## What to produce
Copy each line that has the string "with" somewhere in it.

## Information shown
▼

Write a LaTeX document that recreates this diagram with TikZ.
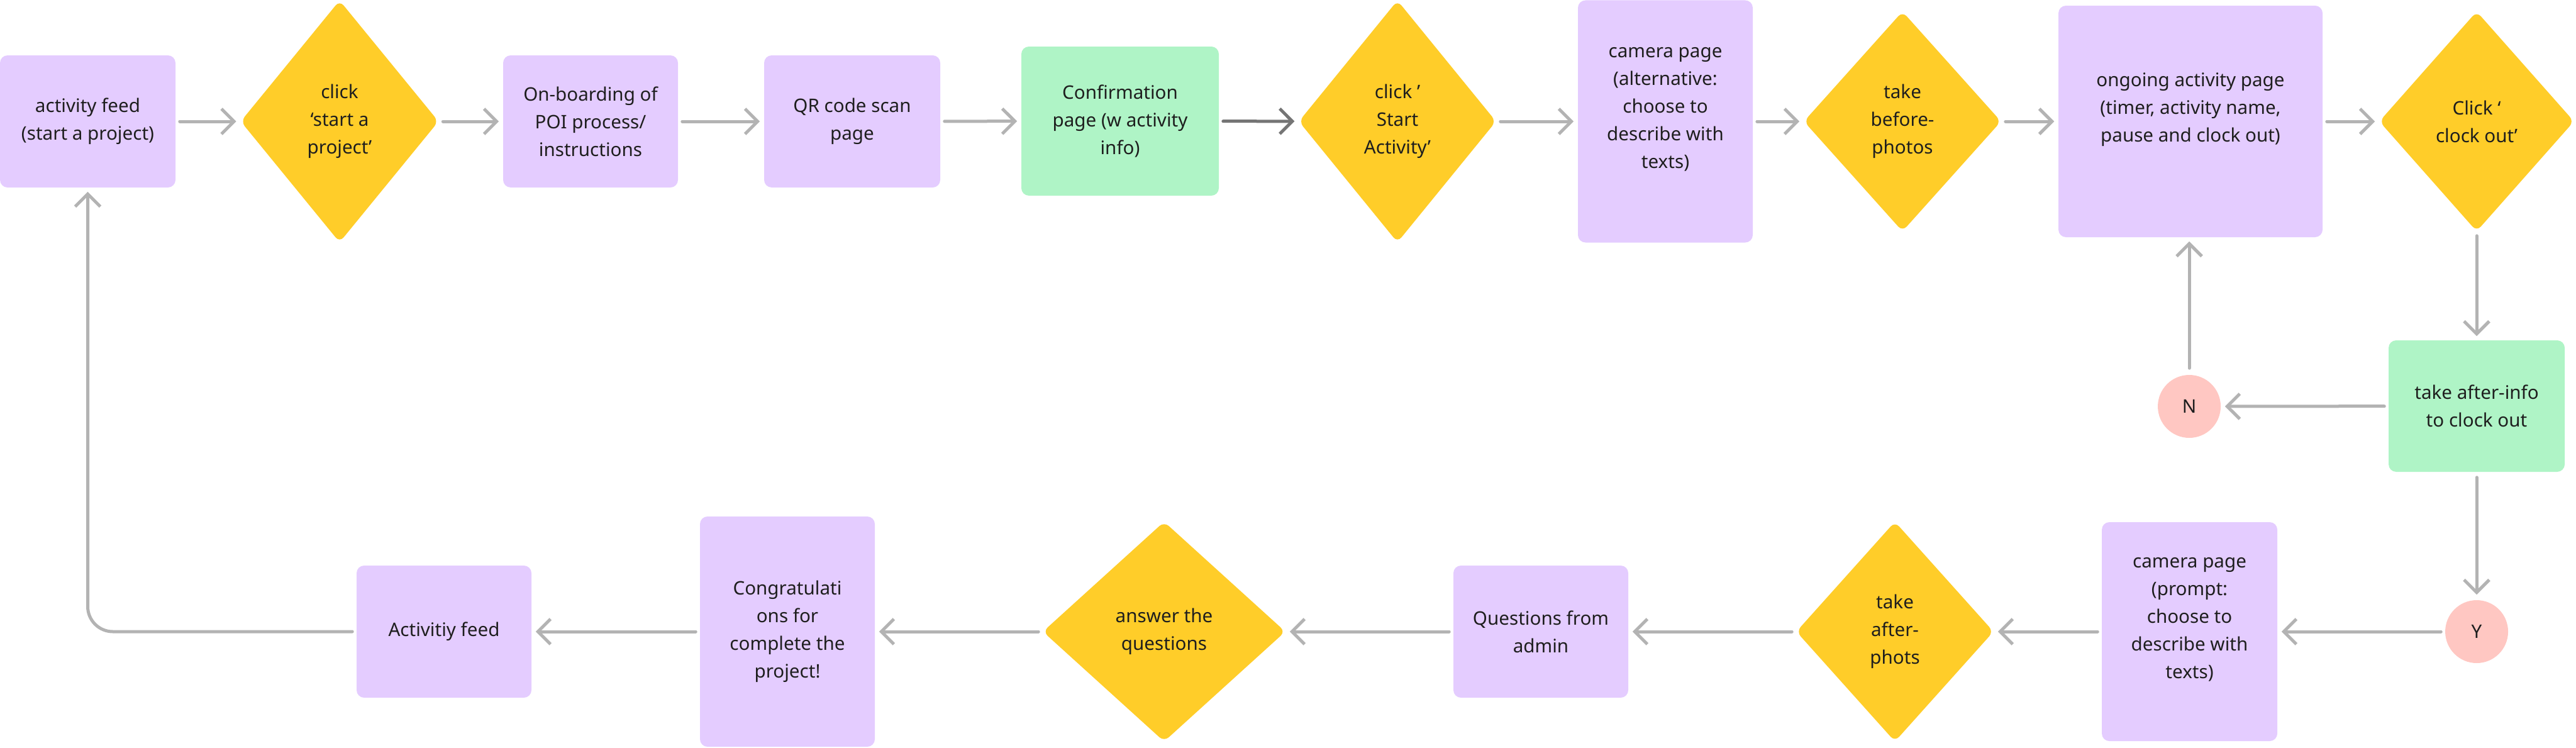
\documentclass[tikz,border=0pt]{standalone}
\usepackage{fontspec}
\setmainfont{Noto Sans}
\usetikzlibrary{shapes.geometric,arrows.meta}
\definecolor{pur}{HTML}{E4CCFF}
\definecolor{grn}{HTML}{AFF4C6}
\definecolor{yel}{HTML}{FFCD29}
\definecolor{pnk}{HTML}{FFC7C2}
\definecolor{ink}{HTML}{1E1E1E}
\definecolor{lgray}{HTML}{B3B3B3}
\definecolor{dgray}{HTML}{757575}
\begin{document}
\begin{tikzpicture}[x=0.25pt,y=-0.25pt,
  every node/.style={font=\fontsize{7.4pt}{11pt}\selectfont, text=ink, align=center},
  box/.style={rectangle, rounded corners=3pt, fill=pur, inner sep=0pt},
  gbox/.style={box, fill=grn},
  dia/.style={diamond, fill=yel, rounded corners=2.5pt, inner sep=0pt},
  dot/.style={circle, fill=pnk, minimum size=25pt, inner sep=0pt},
  link/.style={draw=lgray, line width=1.25pt, line cap=round, line join=round,
    -{Straight Barb[length=5pt,width=10pt]}, shorten <=1.5pt, shorten >=1.5pt},
  dlink/.style={link, draw=dgray},
]
\useasboundingbox (0,0) rectangle (4096,1188);

\node[box, minimum width=69.75pt, minimum height=52.5pt] (feed1) at (139.5,193) {activity feed\\(start a project)};
\node[dia, minimum width=78.75pt, minimum height=96.25pt] (d1) at (540,193) {click\\‘start a\\project’};
\node[box, minimum width=69.5pt, minimum height=52.5pt] (onb) at (939,193) {On-boarding of\\POI process/\\instructions};
\node[box, minimum width=70pt, minimum height=52.5pt] (qr) at (1355,193) {QR code scan\\page};
\node[gbox, minimum width=78.5pt, minimum height=59.25pt] (conf) at (1781,192.5) {Confirmation\\page (w activity\\info)};
\node[dia, minimum width=78.5pt, minimum height=96.25pt] (d2) at (2222,193) {click ’\\Start\\Activity’};
\node[box, minimum width=69.5pt, minimum height=96.25pt] (cam1) at (2648,193) {camera page\\(alternative:\\choose to\\describe with\\texts)\\\mbox{}};
\node[dia, minimum width=78.5pt, minimum height=87.5pt] (d3) at (3025,193) {take\\before-\\photos};
\node[box, minimum width=105pt, minimum height=92pt] (ong) at (3483,193) {ongoing activity page\\(timer, activity name,\\pause and clock out)\\\mbox{}};
\node[dia, minimum width=77.5pt, minimum height=87.5pt] (d4) at (3938,193) {Click ‘\\clock out’};
\node[gbox, minimum width=70pt, minimum height=52.25pt] (after) at (3938,645.5) {take after-info\\to clock out};
\node[dot] (N) at (3481,646) {N};
\node[dot] (Y) at (3938,1004) {Y};
\node[box, minimum width=69.75pt, minimum height=87pt] (cam2) at (3481.5,1004) {camera page\\(prompt:\\choose to\\describe with\\texts)\\\mbox{}};
\node[dia, minimum width=78.5pt, minimum height=87.5pt] (d5) at (3013,1004) {take\\after-\\phots};
\node[box, minimum width=69.5pt, minimum height=52.5pt] (q) at (2450,1004) {Questions from\\admin};
\node[dia, minimum width=96.5pt, minimum height=87.5pt] (d6) at (1851,1004) {answer the\\questions};
\node[box, minimum width=69.5pt, minimum height=91.5pt] (congr) at (1252,1004) {Congratulati\\ons for\\complete the\\project!};
\node[box, minimum width=69.5pt, minimum height=52.5pt] (feed2) at (706,1004) {Activitiy feed};

\draw[link] (feed1) -- (d1);
\draw[link] (d1) -- (onb);
\draw[link] (onb) -- (qr);
\draw[link] (qr) -- (conf);
\draw[dlink] (conf) -- (d2);
\draw[link] (d2) -- (cam1);
\draw[link] (cam1) -- (d3);
\draw[link] (d3) -- (ong);
\draw[link] (ong) -- (d4);
\draw[link] (d4) -- (after);
\draw[link] (after) -- (N);
\draw[link, shorten <=2.5pt] (N) -- (N |- ong.south);
\draw[link, shorten <=2pt, shorten >=2pt] (after) -- (Y);
\draw[link] (Y) -- (cam2);
\draw[link] (cam2) -- (d5);
\draw[link] (d5) -- (q);
\draw[link] (q) -- (d6);
\draw[link] (d6) -- (congr);
\draw[link] (congr) -- (feed2);
\draw[link, rounded corners=10pt] (feed2.west) -| (feed1.south);
\end{tikzpicture}
\end{document}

▲

## Written response
Write a LaTeX document that recreates this diagram with TikZ.
\node[box, minimum width=69.5pt, minimum height=96.25pt] (cam1) at (2648,193) {camera page\\(alternative:\\choose to\\describe with\\texts)\\\mbox{}};
\node[box, minimum width=69.75pt, minimum height=87pt] (cam2) at (3481.5,1004) {camera page\\(prompt:\\choose to\\describe with\\texts)\\\mbox{}};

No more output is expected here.